A UK perspective, https://www.timeshighereducation.com/blog/its-time-rethink-what-social-mobility-means, by Graeme Atherton: head of AccessHE and director of the National Education Opportunities Network. His new book, The Success Paradox: why we need a holistic theory of social mobility, is published by Polity Press.
“Concentrating solely on economic progression is pushing social mobility into a corner, and may be doing as much harm as good. Social mobility is in essence about what you think success is. The big issues that are coming to dominate the early 21st century are not compatible with a view of success that is cast purely in economic terms, which is what the present view of social mobility is doing so much to cultivate…”
Yes and no. Although written, obviously, with the UK’s current policy debates in mind, it made me think a bit about its application in the U.S.
I’ve written widely on the issue of linking international education experiences – especially study abroad- with student career development; and I’ve focused on research findings which show a high correlation between such experiences and graduate employability.
Of course, I’ve never meant to infer or imply that students must, in every case, only choose to go abroad solely with this instrumental outcome in mind and in the forefront of their decision-making…But, I do believe that campuses which place a high value on internationalization of their curriculum and co-curriculum (i.e. off campus international programs) – in fact, who purposefully integrate these two facets of the undergraduate experience – have an obligation to provide students with the resources needed to understand the value-added of such experiences as they transition to the workforce.
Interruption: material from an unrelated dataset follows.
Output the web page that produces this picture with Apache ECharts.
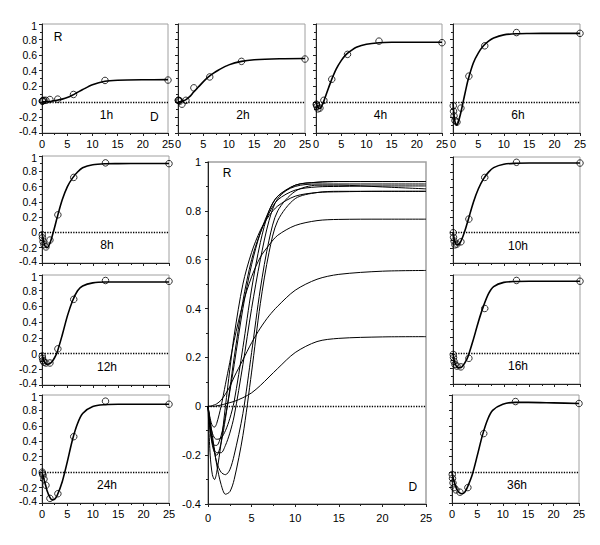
<!DOCTYPE html>
<html>
<head>
<meta charset="utf-8">
<script src="https://cdn.jsdelivr.net/npm/echarts@6/dist/echarts.min.js"></script>
<style>
html,body{margin:0;padding:0;background:#fff;}
#chart{width:600px;height:545px;}
</style>
</head>
<body>
<div id="chart"></div>
<script>
// ---------- data ----------
const PANELS = ['1h','2h','4h','6h','8h','10h','12h','16h','24h','36h'];
const CURVE_X = [0, 0.25, 0.5, 0.75, 1, 1.5, 2, 2.5, 3, 4, 5, 6, 7, 8, 10, 12.5, 15, 20, 25];
const PT_X = [0.05, 0.1, 0.2, 0.39, 0.78, 1.56, 3.125, 6.25, 12.5, 25];
const X_TICKS = [0, 5, 10, 15, 20, 25];
const Y_TICKS = [-0.4, -0.2, 0, 0.2, 0.4, 0.6, 0.8, 1];

const curve_1h  = [0, 0, 0, 0, 0.002, 0.005, 0.01, 0.015, 0.02, 0.035, 0.055, 0.085, 0.12, 0.155, 0.22, 0.265, 0.278, 0.284, 0.285];
const curve_2h  = [0, 0, 0.003, 0.006, 0.01, 0.025, 0.05, 0.08, 0.12, 0.19, 0.26, 0.32, 0.37, 0.41, 0.475, 0.52, 0.54, 0.553, 0.556];
const curve_4h  = [0, -0.05, -0.08, -0.085, -0.07, 0, 0.09, 0.18, 0.27, 0.42, 0.53, 0.61, 0.66, 0.7, 0.74, 0.76, 0.765, 0.766, 0.766];
const curve_6h  = [0, -0.2, -0.28, -0.3, -0.27, -0.15, 0, 0.15, 0.29, 0.5, 0.63, 0.72, 0.78, 0.82, 0.86, 0.875, 0.878, 0.88, 0.88];
const curve_8h  = [0, -0.1, -0.16, -0.19, -0.2, -0.15, -0.05, 0.07, 0.2, 0.43, 0.6, 0.71, 0.79, 0.845, 0.885, 0.898, 0.9, 0.902, 0.902];
const curve_10h = [0, -0.09, -0.14, -0.16, -0.16, -0.12, -0.04, 0.06, 0.17, 0.4, 0.58, 0.71, 0.8, 0.86, 0.905, 0.917, 0.92, 0.92, 0.92];
const curve_12h = [0, -0.07, -0.11, -0.13, -0.135, -0.13, -0.1, -0.05, 0.02, 0.24, 0.48, 0.67, 0.8, 0.86, 0.9, 0.91, 0.91, 0.91, 0.91];
const curve_16h = [0, -0.1, -0.15, -0.18, -0.19, -0.19, -0.16, -0.11, -0.04, 0.17, 0.4, 0.6, 0.76, 0.85, 0.905, 0.917, 0.92, 0.92, 0.92];
const curve_24h = [0, -0.06, -0.12, -0.18, -0.24, -0.32, -0.36, -0.35, -0.3, -0.12, 0.14, 0.42, 0.63, 0.76, 0.85, 0.875, 0.88, 0.88, 0.88];
const curve_36h = [0, -0.08, -0.14, -0.19, -0.23, -0.27, -0.28, -0.26, -0.2, -0.03, 0.22, 0.48, 0.68, 0.8, 0.88, 0.905, 0.905, 0.898, 0.89];

const pts_1h  = [0.01, 0.01, 0.015, 0.02, 0.02, 0.03, 0.035, 0.095, 0.275, 0.28];
const pts_2h  = [0.02, 0.02, 0.015, 0.01, -0.03, 0.02, 0.18, 0.32, 0.52, 0.55];
const pts_4h  = [-0.03, -0.04, -0.06, -0.09, -0.08, 0.02, 0.29, 0.61, 0.78, 0.76];
const pts_6h  = [-0.05, -0.12, -0.18, -0.24, -0.26, -0.08, 0.33, 0.72, 0.89, 0.88];
const pts_8h  = [-0.03, -0.07, -0.12, -0.16, -0.19, -0.1, 0.23, 0.72, 0.91, 0.9];
const pts_10h = [0, -0.06, -0.11, -0.16, -0.15, -0.12, 0.18, 0.73, 0.93, 0.92];
const pts_12h = [-0.03, -0.06, -0.09, -0.11, -0.12, -0.12, 0.06, 0.69, 0.93, 0.92];
const pts_16h = [-0.02, -0.06, -0.11, -0.15, -0.17, -0.18, -0.07, 0.57, 0.93, 0.92];
const pts_24h = [0, -0.02, -0.04, -0.09, -0.17, -0.34, -0.28, 0.46, 0.92, 0.88];
const pts_36h = [-0.03, -0.08, -0.14, -0.2, -0.23, -0.26, -0.2, 0.5, 0.915, 0.89];

const CURVES = {'1h':curve_1h,'2h':curve_2h,'4h':curve_4h,'6h':curve_6h,'8h':curve_8h,'10h':curve_10h,'12h':curve_12h,'16h':curve_16h,'24h':curve_24h,'36h':curve_36h};
const POINTS = {'1h':pts_1h,'2h':pts_2h,'4h':pts_4h,'6h':pts_6h,'8h':pts_8h,'10h':pts_10h,'12h':pts_12h,'16h':pts_16h,'24h':pts_24h,'36h':pts_36h};

// ---------- layout ----------
const LAYOUT = {
  '1h':  {left:42,  top:24,  width:126, height:109, xl:true,  yl:true},
  '2h':  {left:178, top:24,  width:127, height:109, xl:true,  yl:false},
  '4h':  {left:316, top:24,  width:126, height:109, xl:true,  yl:false},
  '6h':  {left:453, top:24,  width:127, height:109, xl:true,  yl:false},
  '8h':  {left:42,  top:156, width:127, height:107, xl:false, yl:true},
  '12h': {left:42,  top:275, width:127, height:110, xl:false, yl:true},
  '24h': {left:42,  top:395, width:127, height:108, xl:true,  yl:true},
  '10h': {left:453, top:157, width:127, height:106, xl:false, yl:false},
  '16h': {left:453, top:275, width:127, height:109, xl:false, yl:false},
  '36h': {left:452, top:395, width:127, height:108, xl:true,  yl:false}
};
const CENTER = {left:208, top:162, width:218, height:342};

const FONT = 'Liberation Sans, Arial, Helvetica, sans-serif';
const AX = '#222';

function pairs(xs, ys){ return xs.map((x,i)=>[x, ys[i]]); }
function fmtY(v){ return String(Math.round(v*10)/10); }
// small panels: nudge the end labels apart so stacked panels' labels don't collide
function fmtYSmall(v){
  const s = fmtY(v);
  if (Math.abs(v - Y_TICKS[0]) < 1e-6) return '{lo|' + s + '}';
  if (Math.abs(v - Y_TICKS[Y_TICKS.length-1]) < 1e-6) return '{hi|' + s + '}';
  return s;
}

const grids = [], xAxes = [], yAxes = [], series = [];

function addAxes(rect, showX, showY, isCenter){
  const gi = grids.length;
  grids.push({left:rect.left, top:rect.top, width:rect.width, height:rect.height,
    show:true, borderColor:'#a0a0a0', borderWidth:1, containLabel:false});
  xAxes.push({type:'value', gridIndex:gi, min:X_TICKS[0], max:X_TICKS[X_TICKS.length-1], interval:5,
    axisLine:{show:true, onZero:false, lineStyle:{color:AX, width:1}},
    axisTick:{show:true, length:3, lineStyle:{color:AX}},
    minorTick:{show:true, splitNumber:2, length:2, lineStyle:{color:AX}},
    splitLine:{show:false},
    axisLabel:{show:showX, color:'#000', fontSize:11, fontFamily:FONT, margin:isCenter?8:5}});
  const lab = {show:showY, color:'#000', fontSize:isCenter?11:10.5, fontFamily:FONT,
    margin:isCenter?7:5, formatter:isCenter?fmtY:fmtYSmall};
  if (!isCenter) {
    lab.rich = {
      lo:{fontSize:10.5, fontFamily:FONT, color:'#000', padding:[0,0,4,0]},
      hi:{fontSize:10.5, fontFamily:FONT, color:'#000', padding:[4,0,0,0]}
    };
  }
  yAxes.push({type:'value', gridIndex:gi, min:Y_TICKS[0], max:Y_TICKS[Y_TICKS.length-1], interval:0.2,
    axisLine:{show:true, onZero:false, lineStyle:{color:AX, width:1}},
    axisTick:{show:true, length:3, lineStyle:{color:AX}},
    minorTick:{show:true, splitNumber:2, length:2, lineStyle:{color:AX}},
    splitLine:{show:false},
    axisLabel:lab});
  return gi;
}

const zeroLine = {silent:true, symbol:['none','none'], label:{show:false},
  lineStyle:{type:'dotted', color:'#000', width:1.3}, data:[{yAxis:0}]};

const panelIdx = {};
PANELS.forEach(p=>{
  const L = LAYOUT[p];
  const gi = addAxes(L, L.xl, L.yl, false);
  panelIdx[p] = gi;
  series.push({type:'line', xAxisIndex:gi, yAxisIndex:gi, data:pairs(CURVE_X, CURVES[p]),
    smooth:0.3, showSymbol:false, silent:true,
    lineStyle:{color:'#000', width:1.6}, markLine:zeroLine, z:3});
  series.push({type:'scatter', xAxisIndex:gi, yAxisIndex:gi, data:pairs(PT_X, POINTS[p]),
    symbol:'circle', symbolSize:6.5, silent:true,
    itemStyle:{color:'rgba(255,255,255,0)', borderColor:'#000', borderWidth:1}, z:4});
});

const ci = addAxes(CENTER, true, true, true);
PANELS.forEach((p, k)=>{
  series.push({type:'line', xAxisIndex:ci, yAxisIndex:ci, data:pairs(CURVE_X, CURVES[p]),
    smooth:0.3, showSymbol:false, silent:true,
    lineStyle:{color:'#000', width:1}, markLine: k===0 ? zeroLine : undefined});
});
grids[ci].borderWidth = 1.5;

const chart = echarts.init(document.getElementById('chart'), null, {renderer:'svg'});
chart.setOption({
  animation:false,
  backgroundColor:'#fff',
  grid:grids, xAxis:xAxes, yAxis:yAxes, series:series
});

// text labels placed in data coordinates
const txt = [];
function addText(gi, coord, text){
  const pt = chart.convertToPixel({gridIndex:gi}, coord);
  txt.push({type:'text', x:pt[0], y:pt[1], silent:true, z:10,
    style:{text:text, fill:'#000', font:'12px '+FONT, textAlign:'center', textVerticalAlign:'middle'}});
}
PANELS.forEach(p=> addText(panelIdx[p], [12.8, -0.17], p));
addText(panelIdx['1h'], [3.2, 0.83], 'R');
addText(panelIdx['1h'], [22.3, -0.2], 'D');
addText(ci, [2.2, 0.955], 'R');
addText(ci, [23.5, -0.33], 'D');
chart.setOption({graphic:txt});
</script>
</body>
</html>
This also means campus policy-makers need to support their international education and career service offices with the staff resources they need to properly advise students before they leave campus, while they are abroad and upon their return.
Students need all the tools and skills made possible through their undergraduate years to successfully enter the workforce (domestically or internationally). And while I strongly believe in the value of a liberal arts degree, many many students – especially those with limited family resources – have little time to lose when they graduate. They need to get a job; they need to earn an income to pay back the debt they’ve incurred.
I see nothing wrong -nor anything morally repugnent – if higher educstion leaders acknowledge their part in creating a campus culture which assists students to successfully navigate their way out of the classroom. The days of yore – whether in North America or Europe – when getting a degree, in and of itself, was the goal, are long long gone. Never to return (well, perhaps that will never change for any nation’s upper classes).
A vision of “higher” education in this century must include acceptance of the university or college’s role as an agent of social & economic mobility for all students – regardless of class or race or country of birth.